State Farm Sued for Bad Faith Processing of "Debatable" Claim


Where State Farm repeatedly refused to pay the policy limit on an insured's claim, and an arbitrator later awarded her almost four times that amount, she can sue for bad faith - even though the claim was "fairly debatable," says the Arizona Supreme Court in reversing the Court of Appeals.

The insured filed a claim after she suffered a permanent eye injury in a car accident. State Farm took 10 months to process her claim and then offered only about half the policy limit. Following the arbitrators award, she sued for bad faith, and a jury awarded her $1 million in damages.

State Farm appealed, arguing that it didn't act in bad faith because the amount of the claim was "fairly debatable."

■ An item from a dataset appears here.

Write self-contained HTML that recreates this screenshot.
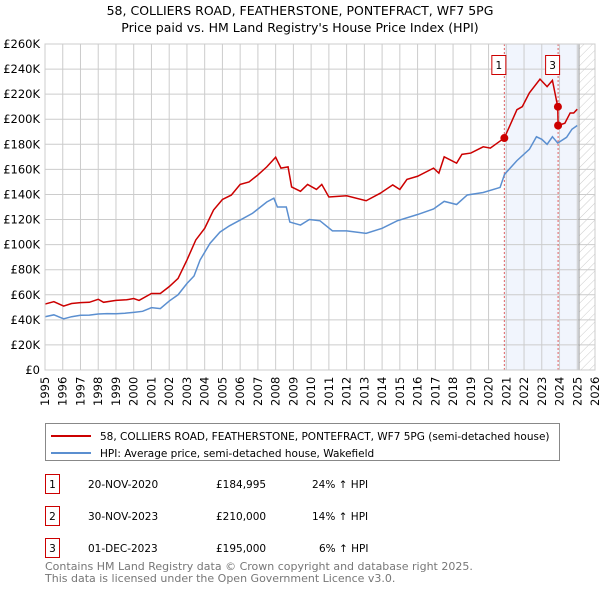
<!DOCTYPE html>
<html><head><meta charset="utf-8"><style>
body{margin:0;background:#fff;font-family:"Liberation Sans","DejaVu Sans",sans-serif;}
svg text{font-family:"DejaVu Sans","Liberation Sans",sans-serif;}
</style></head><body>
<svg id="c" width="600" height="590" viewBox="0 0 600 590" xmlns="http://www.w3.org/2000/svg">
<defs><pattern id="hatch" width="6" height="6" patternUnits="userSpaceOnUse" patternTransform="rotate(45)"><line x1="0" y1="0" x2="0" y2="6" stroke="#ccc" stroke-width="1"/></pattern></defs>
<text x="300" y="15" text-anchor="middle" font-size="12.5" fill="#000">58, COLLIERS ROAD, FEATHERSTONE, PONTEFRACT, WF7 5PG</text>
<text x="300" y="32" text-anchor="middle" font-size="12.5" fill="#000">Price paid vs. HM Land Registry's House Price Index (HPI)</text>
<g id="plot"></g>
<g>
<rect x="45.5" y="423.5" width="514" height="37" fill="#fff" stroke="#888"/>
<line x1="51" y1="436" x2="91" y2="436" stroke="#cc0000" stroke-width="2"/>
<text x="100" y="440" font-size="10.5">58, COLLIERS ROAD, FEATHERSTONE, PONTEFRACT, WF7 5PG (semi-detached house)</text>
<line x1="51" y1="453" x2="91" y2="453" stroke="#5b8fd0" stroke-width="2"/>
<text x="100" y="457" font-size="10.5">HPI: Average price, semi-detached house, Wakefield</text>
</g>
<g font-size="10.5">
<rect x="45.5" y="474.5" width="14" height="19" fill="#fff" stroke="#cc0000"/><text x="52.5" y="488" text-anchor="middle">1</text>
<text x="88" y="488">20-NOV-2020</text><text x="216" y="488">£184,995</text><text x="312" y="488">24% ↑ HPI</text>
<rect x="45.5" y="506.5" width="14" height="19" fill="#fff" stroke="#cc0000"/><text x="52.5" y="520" text-anchor="middle">2</text>
<text x="88" y="520">30-NOV-2023</text><text x="216" y="520">£210,000</text><text x="312" y="520">14% ↑ HPI</text>
<rect x="45.5" y="538.5" width="14" height="19" fill="#fff" stroke="#cc0000"/><text x="52.5" y="552" text-anchor="middle">3</text>
<text x="88" y="552">01-DEC-2023</text><text x="216" y="552">£195,000</text><text x="319" y="552">6% ↑ HPI</text>
</g>
<text x="45" y="570" font-size="11" fill="#777">Contains HM Land Registry data © Crown copyright and database right 2025.</text>
<text x="45" y="582" font-size="11" fill="#777">This data is licensed under the Open Government Licence v3.0.</text>
</svg>
<script>
const yTicks=[0,20,40,60,80,100,120,140,160,180,200,220,240,260];
const yearTicks=[1995,1996,1997,1998,1999,2000,2001,2002,2003,2004,2005,2006,2007,2008,2009,2010,2011,2012,2013,2014,2015,2016,2017,2018,2019,2020,2021,2022,2023,2024,2025,2026];
const hpiYears=[1995,1995.5,1996.05,1996.5,1997,1997.5,1998,1998.5,1999,1999.5,2000,2000.5,2001,2001.5,2002,2002.5,2003,2003.4,2003.74,2004.3,2004.86,2005.4,2006,2006.7,2007.5,2007.9,2008.1,2008.6,2008.8,2009.4,2009.9,2010.5,2011.2,2012,2013.1,2014,2014.85,2016,2016.9,2017.5,2018.2,2018.8,2019.7,2020.65,2020.9,2021.6,2022.3,2022.7,2023,2023.3,2023.6,2023.9,2024.4,2024.7,2025];
const hpiValues=[42.5,44,40.8,42.5,43.7,43.8,44.7,45,44.9,45.3,46,46.8,49.7,49,55,60,69,75,87.7,101,110,115,119.6,125,134,137,130,130,118,115.6,120,119,111,111,109,113,119,124,128.4,134.5,132,139.6,141.6,145.6,156,167,176,186,184,180,186,181,185.6,192,195];
const priceYears=[1995,1995.5,1996.05,1996.5,1997,1997.5,1998,1998.3,1999,1999.6,2000,2000.3,2001,2001.5,2002,2002.5,2003,2003.5,2004,2004.5,2005,2005.5,2006,2006.5,2007,2007.5,2008,2008.3,2008.7,2008.9,2009.4,2009.8,2010.3,2010.6,2011,2012,2013.1,2013.9,2014.6,2015,2015.4,2016,2016.9,2017.2,2017.5,2018.2,2018.5,2019,2019.7,2020.1,2020.65,2020.89,2021.6,2021.9,2022.3,2022.9,2023.3,2023.6,2023.9,2023.92,2024.3,2024.6,2024.8,2025];
const priceValues=[52.6,54.5,51,53,53.7,54,56.4,54,55.5,56,57,55.5,61,61,66.5,73,87.7,103.7,113,127.6,136,139.5,148,150,155.6,162,169.7,161,162,146,142.5,148,144,148,138,139,135,141,147.6,144,152,154.5,161,157,170,165,172,173,178,177,182.6,185,207.6,210,221,232,226,231,210,195,196.8,205,205,208];
const saleYears=[2020.89,2023.91,2023.92];
const saleValues=[184.995,210,195];
const saleLabels=["1","2","3"];
const NS='http://www.w3.org/2000/svg';
const X0=45,X1=595,Y0=370,Y1=44;
const xS=y=>X0+(y-1995)/(2026-1995)*(X1-X0);
const yS=v=>Y0-v/260*(Y0-Y1);
const g=document.getElementById('plot');
function mk(t,a,p){const e=document.createElementNS(NS,t);for(const k in a)e.setAttribute(k,a[k]);(p||g).appendChild(e);return e;}
const shade=mk('rect',{x:xS(2020.89),y:Y1,width:xS(2025.1)-xS(2020.89),height:Y0-Y1,fill:'#eef3fc',opacity:0.8});


const hat=mk('rect',{x:xS(2025.1),y:Y1,width:X1-xS(2025.1),height:Y0-Y1,fill:'url(#hatch)'});


yTicks.forEach(v=>{const l=mk('line',{x1:X0,x2:X1,y1:yS(v),y2:yS(v),stroke:'#ccc'});


const t=mk('text',{x:40,y:yS(v)+4,'text-anchor':'end','font-size':'11.5'});t.textContent=v===0?'£0':'£'+v+'K';

});
yearTicks.forEach(y=>{const l=mk('line',{x1:xS(y),x2:xS(y),y1:Y1,y2:Y0,stroke:'#ccc'});


const t=mk('text',{x:0,y:0,'font-size':'11.5','transform':`translate(${xS(y)+4},406) rotate(-90)`});t.textContent=y;

});
const vl=mk('line',{x1:xS(2025.1),x2:xS(2025.1),y1:Y1,y2:Y0,stroke:'#999'});


[saleYears[0],saleYears[2]].forEach(y=>{const l=mk('line',{x1:xS(y),x2:xS(y),y1:Y1,y2:Y0,stroke:'#e06060','stroke-dasharray':'2,2'});

});
const hp=mk('polyline',{points:hpiYears.map((y,i)=>xS(y)+','+yS(hpiValues[i])).join(' '),fill:'none',stroke:'#5b8fd0','stroke-width':1.5});


const pp=mk('polyline',{points:priceYears.map((y,i)=>xS(y)+','+yS(priceValues[i])).join(' '),fill:'none',stroke:'#cc0000','stroke-width':1.5});


saleYears.forEach((y,i)=>{const c=mk('circle',{cx:xS(y),cy:yS(saleValues[i]),r:4,fill:'#cc0000'});

});
[[0,'1'],[2,'3']].forEach(([i,lab])=>{const bx=xS(saleYears[i])-13;const r=mk('rect',{x:bx+0.5,y:55.5,width:14,height:19,fill:'#fff',stroke:'#cc0000'});


const t=mk('text',{x:bx+7.5,y:69,'text-anchor':'middle','font-size':'10.5'});t.textContent=lab;

});
const ax=mk('rect',{x:X0,y:Y1,width:X1-X0,height:Y0-Y1,fill:'none',stroke:'#ccc'});


</script>
</body></html>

But the court said, "[W]hile fair debatability is a necessary condition to avoid a claim of bad faith, it is not always a sufficient condition. The appropriate inquiry is whether there is sufficient evidence from which reasonable jurors could conclude that...the insurer acted unreasonably and...knew...that its conduct was unreasonable...[The insurer] should not force an insured to go through needless adversarial hoops to achieve its rights under the policy. It cannot lowball claims or delay claims hoping that the insured will settle for less."

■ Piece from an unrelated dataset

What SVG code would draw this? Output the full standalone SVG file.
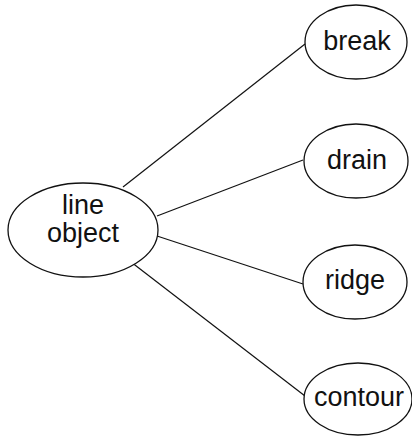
<svg xmlns="http://www.w3.org/2000/svg" width="412" height="436" viewBox="0 0 412 436">
<style>
.n{fill:#fff;stroke:#111;stroke-width:1.3}
.t{font-family:"Liberation Sans",Arial,sans-serif;font-size:27px;fill:#111;text-anchor:middle}
.c{stroke:#111;stroke-width:1.2;fill:none}
</style>
<rect width="412" height="436" fill="#fff"/>
<g id="connectors">
<line class="c" x1="123" y1="187" x2="305" y2="44"/>
<line class="c" x1="157" y1="216" x2="303" y2="160"/>
<line class="c" x1="157" y1="236" x2="303" y2="284"/>
<line class="c" x1="131" y1="262" x2="305" y2="396"/>
</g>
<g id="line-object">
<ellipse class="n" cx="83" cy="230" rx="75" ry="47"/>
<text class="t" x="83" y="214">line</text>
<text class="t" x="83" y="242">object</text>
</g>
<g id="break">
<ellipse class="n" cx="356" cy="42" rx="51" ry="37"/>
<text class="t" x="357" y="50">break</text>
</g>
<g id="drain">
<ellipse class="n" cx="356" cy="161" rx="52" ry="37"/>
<text class="t" x="357" y="169">drain</text>
</g>
<g id="ridge">
<ellipse class="n" cx="355" cy="282" rx="52" ry="37"/>
<text class="t" x="355" y="289">ridge</text>
</g>
<g id="contour">
<ellipse class="n" cx="358" cy="399" rx="54" ry="36"/>
<text class="t" x="359" y="406">contour</text>
</g>
</svg>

Here, "[t]here was sufficient evidence...from which a jury could find that State Farm acted unreasonably and knew it. There was evidence that State Farm set arbitrary goals for the reduction of claims paid. The salaries and bonuses paid to claims representatives were influenced by how much [they] paid out on claims...Reasonable jurors could also find that State Farm took an unreasonable length of time to evaluate [the insureds] claim."


Arizona Supreme Court. Zilisch v. State Farm Mutual Automobile insurance Co., No. CV-98-0535-PR. March 3, 2000.